Oliseh was 19 at the time, and he said it was an honour to have shared the pitch with Maradona, who was then 33. He says the experience helped him as a player.
"Having had the opportunity to play against him was a very special occasion for me," Oliseh told ESPN.
"Psychologically, it was after that game that I really had the confidence that I could go as far as playing in the biggest clubs in the world because, having been able to compete against him, with the esteem I held him at the time, and still hold for him, it means I could play against anybody."
Goalkeeper Peter Rufai, who conceded twice against Argentina, recalled the nonstop battle of wits that went on between Maradona and himself -- one he has no shame in conceding that he lost.
"He was always looking in my direction whenever he came close to the box," Rufai told ESPN.
"He had this way of always looking at me, always reading me but without making it obvious that he was doing it. Like he was measuring me, my position, and anticipating what I would do next.
"He was like a prowling lion, looking for breakthroughs, for opportunities to break into a solo effort.
"On my part, I kept one eye on him and one eye on the rest of the game. I was tracking him all through because his movement can be devastating. All it would take is one pass or one run so I tried to stay alert. I was always calling [Sunday] Oliseh, or Uche [Okechukwu] or [Augustine] Eguavoen to stay alert.
"Any time he got the ball, I knew it could be a game-changer. So as I watched him, I also tried to anticipate who was available in space for him to pass the ball to. It was an enjoyable tactical battle for me that we played in the field. I enjoyed playing that battle of wits with him all through the game."
Samson Siasia gave Nigeria the lead with a crafty goal, but the Argentines, inspired by whom else but Maradona, stormed back to win 2-1.
Argentina's winning goal was all about Maradona's quick thinking and guile, and Claudio Cannigia's execution.
Rufai explained the winner from his position in Nigeria's goal.
"When the free kick was given, I looked at him and saw him looking so I was trying to anticipate him making a long pass. And at the same time, I was checking my wall while I tried to use my peripheral vision to keep him in view. That was my mistake.
"The next thing I knew, he had disappeared, Cannigia was in front of me, and I saw the ball flying past me like a rocket into the angle.
"I knew it was gone and there was nothing I could do about it, but I just felt like I needed to do something and so I dived even though I knew it was hopeless.
"By the time I took off, the ball was already at its destination.
"It was an honour to play against him, to share the same pitch with him, to see him move. This is someone that many people dream of just meeting but a few of us were fortunate to actually play on the same pitch with him.

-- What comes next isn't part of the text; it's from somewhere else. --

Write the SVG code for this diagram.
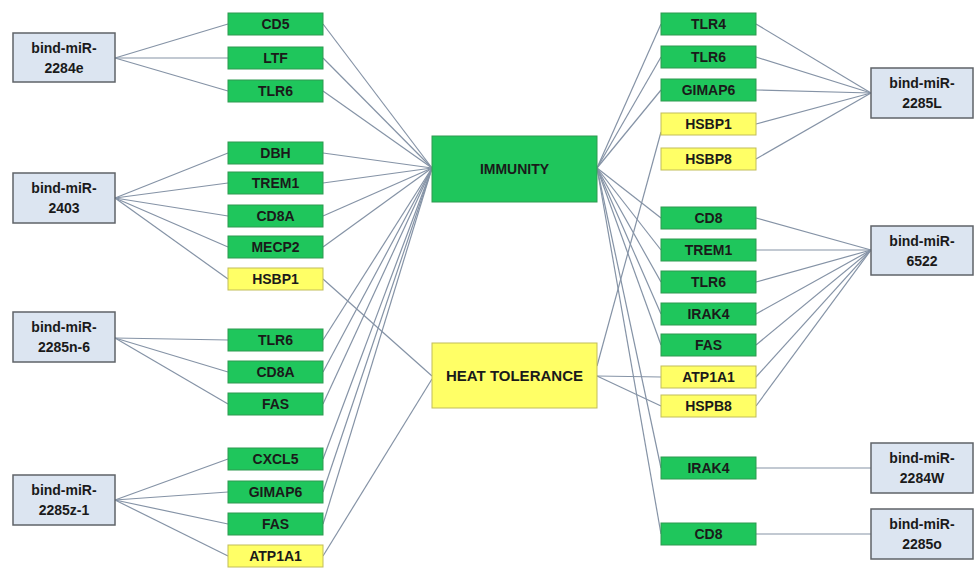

My heart is broken."
Oliseh said the loss felt from Maradona's death goes beyond football.
"It's a different kind of sadness," Oliseh told ESPN.
"It pains in a way that I cannot describe. It is a very strange feeling, like I felt when I heard about the death of [Nigerian soccer legend Stephen] Keshi.
"We lost something today. The world lost something today, not just football.
"He was the best thing to happen to football. He modernized the sport, he transitioned from what Pele had done and took it to a modern level. I personally hold him and Pele as the greatest ever. They were originators, not imitators."
For 1994 African Footballer of the Year Emmanuel Amunike, another member of Nigeria's midfield in Massachusetts, Maradona's legacy will never fade.
"Maradona represented a lot of things," Amunike told ESPN.
"He was somebody that people like us looked up to as player. Watching him at the 1986 World Cup in Mexico was like magic. To have had the opportunity to play against him was a great privilege for me.
"He will always remain unforgettable, a legend and a great icon."